►
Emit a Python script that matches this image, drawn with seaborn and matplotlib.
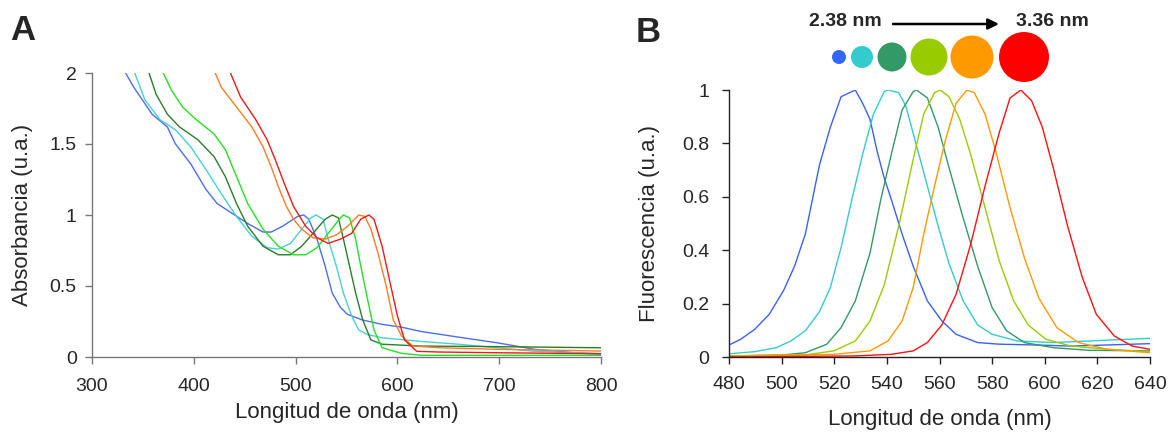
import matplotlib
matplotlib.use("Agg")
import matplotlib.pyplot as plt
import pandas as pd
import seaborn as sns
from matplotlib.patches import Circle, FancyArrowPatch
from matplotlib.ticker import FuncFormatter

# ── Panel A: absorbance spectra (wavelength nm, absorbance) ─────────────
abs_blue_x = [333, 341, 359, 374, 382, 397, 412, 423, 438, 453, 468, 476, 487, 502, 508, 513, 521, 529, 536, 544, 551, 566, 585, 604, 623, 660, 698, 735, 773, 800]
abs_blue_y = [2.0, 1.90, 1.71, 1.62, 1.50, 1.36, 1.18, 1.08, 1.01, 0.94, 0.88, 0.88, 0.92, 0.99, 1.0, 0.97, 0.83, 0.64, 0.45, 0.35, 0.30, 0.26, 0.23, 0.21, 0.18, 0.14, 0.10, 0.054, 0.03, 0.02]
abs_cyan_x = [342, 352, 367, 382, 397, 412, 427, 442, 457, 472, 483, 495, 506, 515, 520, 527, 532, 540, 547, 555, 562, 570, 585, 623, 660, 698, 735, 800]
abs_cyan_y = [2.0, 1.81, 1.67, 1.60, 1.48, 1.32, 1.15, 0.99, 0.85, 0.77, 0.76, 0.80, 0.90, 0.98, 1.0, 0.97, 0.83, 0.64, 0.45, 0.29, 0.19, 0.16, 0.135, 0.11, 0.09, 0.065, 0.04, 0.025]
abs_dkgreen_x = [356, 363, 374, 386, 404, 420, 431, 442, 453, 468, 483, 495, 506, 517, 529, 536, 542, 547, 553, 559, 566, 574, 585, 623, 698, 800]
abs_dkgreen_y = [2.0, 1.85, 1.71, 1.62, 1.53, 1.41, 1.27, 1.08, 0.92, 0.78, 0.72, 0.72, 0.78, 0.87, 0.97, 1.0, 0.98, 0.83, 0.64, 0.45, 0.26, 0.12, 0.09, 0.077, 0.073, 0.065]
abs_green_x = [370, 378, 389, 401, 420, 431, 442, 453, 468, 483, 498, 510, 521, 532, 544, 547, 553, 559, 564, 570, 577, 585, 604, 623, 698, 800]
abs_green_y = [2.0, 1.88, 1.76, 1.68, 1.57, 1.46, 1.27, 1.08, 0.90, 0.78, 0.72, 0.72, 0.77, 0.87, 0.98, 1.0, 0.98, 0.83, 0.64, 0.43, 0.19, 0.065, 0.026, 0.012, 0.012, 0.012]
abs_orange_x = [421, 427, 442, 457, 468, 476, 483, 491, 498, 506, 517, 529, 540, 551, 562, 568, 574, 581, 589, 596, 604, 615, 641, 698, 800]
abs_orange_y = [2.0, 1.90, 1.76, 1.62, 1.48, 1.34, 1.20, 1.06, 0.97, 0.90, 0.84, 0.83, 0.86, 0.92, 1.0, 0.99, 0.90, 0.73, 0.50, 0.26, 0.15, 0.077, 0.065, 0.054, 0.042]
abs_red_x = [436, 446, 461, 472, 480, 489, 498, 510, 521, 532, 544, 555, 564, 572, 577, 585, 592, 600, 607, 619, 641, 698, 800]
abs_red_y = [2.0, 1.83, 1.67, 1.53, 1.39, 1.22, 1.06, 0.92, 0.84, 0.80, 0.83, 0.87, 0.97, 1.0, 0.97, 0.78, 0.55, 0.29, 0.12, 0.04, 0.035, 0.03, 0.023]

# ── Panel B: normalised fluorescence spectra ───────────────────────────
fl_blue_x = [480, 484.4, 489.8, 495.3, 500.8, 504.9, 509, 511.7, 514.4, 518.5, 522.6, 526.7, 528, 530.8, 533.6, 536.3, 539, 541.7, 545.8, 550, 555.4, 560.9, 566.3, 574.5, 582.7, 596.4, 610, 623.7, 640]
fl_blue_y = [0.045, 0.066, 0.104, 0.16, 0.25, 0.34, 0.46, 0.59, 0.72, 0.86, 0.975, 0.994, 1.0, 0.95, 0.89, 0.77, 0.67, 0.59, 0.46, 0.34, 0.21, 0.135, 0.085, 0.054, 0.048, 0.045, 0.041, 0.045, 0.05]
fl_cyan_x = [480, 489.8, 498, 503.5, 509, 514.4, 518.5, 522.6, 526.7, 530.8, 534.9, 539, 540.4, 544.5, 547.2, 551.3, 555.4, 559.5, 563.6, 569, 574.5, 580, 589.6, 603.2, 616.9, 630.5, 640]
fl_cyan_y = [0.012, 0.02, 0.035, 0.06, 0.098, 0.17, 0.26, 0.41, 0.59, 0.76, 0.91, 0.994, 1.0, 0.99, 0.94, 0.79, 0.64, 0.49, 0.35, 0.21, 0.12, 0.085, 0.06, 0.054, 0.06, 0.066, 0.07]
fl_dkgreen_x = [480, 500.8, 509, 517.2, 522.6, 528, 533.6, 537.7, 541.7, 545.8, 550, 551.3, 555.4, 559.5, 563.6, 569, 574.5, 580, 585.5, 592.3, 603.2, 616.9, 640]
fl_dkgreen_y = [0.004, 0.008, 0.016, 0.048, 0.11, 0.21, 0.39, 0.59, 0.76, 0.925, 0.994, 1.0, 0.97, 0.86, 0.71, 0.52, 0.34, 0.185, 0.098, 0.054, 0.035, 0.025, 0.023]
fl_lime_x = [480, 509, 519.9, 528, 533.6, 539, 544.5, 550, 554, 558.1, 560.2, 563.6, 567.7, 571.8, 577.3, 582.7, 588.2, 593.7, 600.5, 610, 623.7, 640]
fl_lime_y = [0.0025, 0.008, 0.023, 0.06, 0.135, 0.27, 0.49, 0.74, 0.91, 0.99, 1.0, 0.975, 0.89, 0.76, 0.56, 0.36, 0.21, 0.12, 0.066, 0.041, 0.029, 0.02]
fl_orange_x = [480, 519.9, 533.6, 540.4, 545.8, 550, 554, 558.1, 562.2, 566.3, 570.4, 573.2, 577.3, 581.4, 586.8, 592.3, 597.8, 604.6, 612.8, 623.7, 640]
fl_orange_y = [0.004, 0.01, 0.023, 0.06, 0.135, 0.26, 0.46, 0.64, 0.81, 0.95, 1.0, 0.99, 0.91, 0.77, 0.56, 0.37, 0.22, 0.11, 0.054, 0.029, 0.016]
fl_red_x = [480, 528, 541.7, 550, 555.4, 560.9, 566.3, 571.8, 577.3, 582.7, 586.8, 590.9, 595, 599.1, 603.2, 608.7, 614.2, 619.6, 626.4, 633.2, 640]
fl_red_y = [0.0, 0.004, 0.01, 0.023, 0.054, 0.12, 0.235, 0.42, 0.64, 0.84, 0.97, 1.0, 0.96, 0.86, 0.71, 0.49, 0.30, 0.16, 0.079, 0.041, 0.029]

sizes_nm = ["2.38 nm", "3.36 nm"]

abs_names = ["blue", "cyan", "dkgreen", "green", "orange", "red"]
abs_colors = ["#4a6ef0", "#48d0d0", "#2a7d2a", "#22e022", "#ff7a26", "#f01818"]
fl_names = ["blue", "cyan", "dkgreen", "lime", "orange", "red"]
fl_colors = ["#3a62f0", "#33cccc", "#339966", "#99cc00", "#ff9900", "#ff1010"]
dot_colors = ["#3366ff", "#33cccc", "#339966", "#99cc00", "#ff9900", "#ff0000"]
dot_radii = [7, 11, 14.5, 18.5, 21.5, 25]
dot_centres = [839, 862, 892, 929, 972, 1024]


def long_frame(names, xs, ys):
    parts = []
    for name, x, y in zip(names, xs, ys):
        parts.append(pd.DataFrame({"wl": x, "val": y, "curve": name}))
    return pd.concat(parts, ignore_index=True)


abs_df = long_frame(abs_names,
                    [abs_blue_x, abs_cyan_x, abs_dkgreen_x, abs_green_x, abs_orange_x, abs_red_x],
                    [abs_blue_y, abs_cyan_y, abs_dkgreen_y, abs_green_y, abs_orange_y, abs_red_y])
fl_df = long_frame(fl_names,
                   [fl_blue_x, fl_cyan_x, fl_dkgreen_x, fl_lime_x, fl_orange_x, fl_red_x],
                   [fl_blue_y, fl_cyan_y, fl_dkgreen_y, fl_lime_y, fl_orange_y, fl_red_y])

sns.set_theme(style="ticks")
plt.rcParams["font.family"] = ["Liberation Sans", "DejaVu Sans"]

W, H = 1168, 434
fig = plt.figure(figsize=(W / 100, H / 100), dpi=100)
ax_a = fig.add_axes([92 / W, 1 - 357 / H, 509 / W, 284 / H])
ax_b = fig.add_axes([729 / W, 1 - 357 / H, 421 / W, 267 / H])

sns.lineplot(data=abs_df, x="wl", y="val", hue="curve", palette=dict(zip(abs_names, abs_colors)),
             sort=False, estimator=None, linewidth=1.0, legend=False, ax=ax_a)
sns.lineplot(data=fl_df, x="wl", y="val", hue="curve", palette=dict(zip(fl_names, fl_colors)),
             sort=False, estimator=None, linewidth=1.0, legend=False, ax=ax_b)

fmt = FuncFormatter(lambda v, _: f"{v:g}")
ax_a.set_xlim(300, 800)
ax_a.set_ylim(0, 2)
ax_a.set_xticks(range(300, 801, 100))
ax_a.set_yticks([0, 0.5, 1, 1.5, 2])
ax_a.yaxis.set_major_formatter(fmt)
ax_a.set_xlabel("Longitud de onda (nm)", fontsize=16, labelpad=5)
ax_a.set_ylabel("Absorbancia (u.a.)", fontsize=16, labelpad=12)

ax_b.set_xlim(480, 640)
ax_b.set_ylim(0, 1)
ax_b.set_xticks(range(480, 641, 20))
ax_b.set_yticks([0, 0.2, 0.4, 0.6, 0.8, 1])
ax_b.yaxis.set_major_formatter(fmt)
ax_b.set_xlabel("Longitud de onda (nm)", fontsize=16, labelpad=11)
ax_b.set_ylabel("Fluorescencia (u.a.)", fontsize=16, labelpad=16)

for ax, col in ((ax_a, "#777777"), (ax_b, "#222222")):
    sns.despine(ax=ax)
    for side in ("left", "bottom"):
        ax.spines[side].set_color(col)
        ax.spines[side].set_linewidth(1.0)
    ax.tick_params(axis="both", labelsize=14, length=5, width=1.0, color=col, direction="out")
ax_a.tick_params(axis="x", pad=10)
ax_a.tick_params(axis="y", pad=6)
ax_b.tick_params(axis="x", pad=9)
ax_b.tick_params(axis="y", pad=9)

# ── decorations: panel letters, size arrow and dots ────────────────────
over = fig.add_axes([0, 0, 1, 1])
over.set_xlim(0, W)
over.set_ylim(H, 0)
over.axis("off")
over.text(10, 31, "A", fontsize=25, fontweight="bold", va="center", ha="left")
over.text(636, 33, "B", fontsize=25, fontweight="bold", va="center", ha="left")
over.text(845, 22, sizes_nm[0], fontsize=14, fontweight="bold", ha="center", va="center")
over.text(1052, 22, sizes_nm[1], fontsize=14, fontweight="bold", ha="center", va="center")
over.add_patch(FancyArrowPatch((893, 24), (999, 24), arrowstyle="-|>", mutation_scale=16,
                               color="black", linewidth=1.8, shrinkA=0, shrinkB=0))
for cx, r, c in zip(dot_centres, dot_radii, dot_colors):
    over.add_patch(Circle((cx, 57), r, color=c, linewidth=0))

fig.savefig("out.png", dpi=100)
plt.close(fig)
◄
Task statement: Scan the data above and copy every line with "matplotlib" in it.

Written response:
Emit a Python script that matches this image, drawn with seaborn and matplotlib.
import matplotlib
matplotlib.use("Agg")
import matplotlib.pyplot as plt
from matplotlib.patches import Circle, FancyArrowPatch
from matplotlib.ticker import FuncFormatter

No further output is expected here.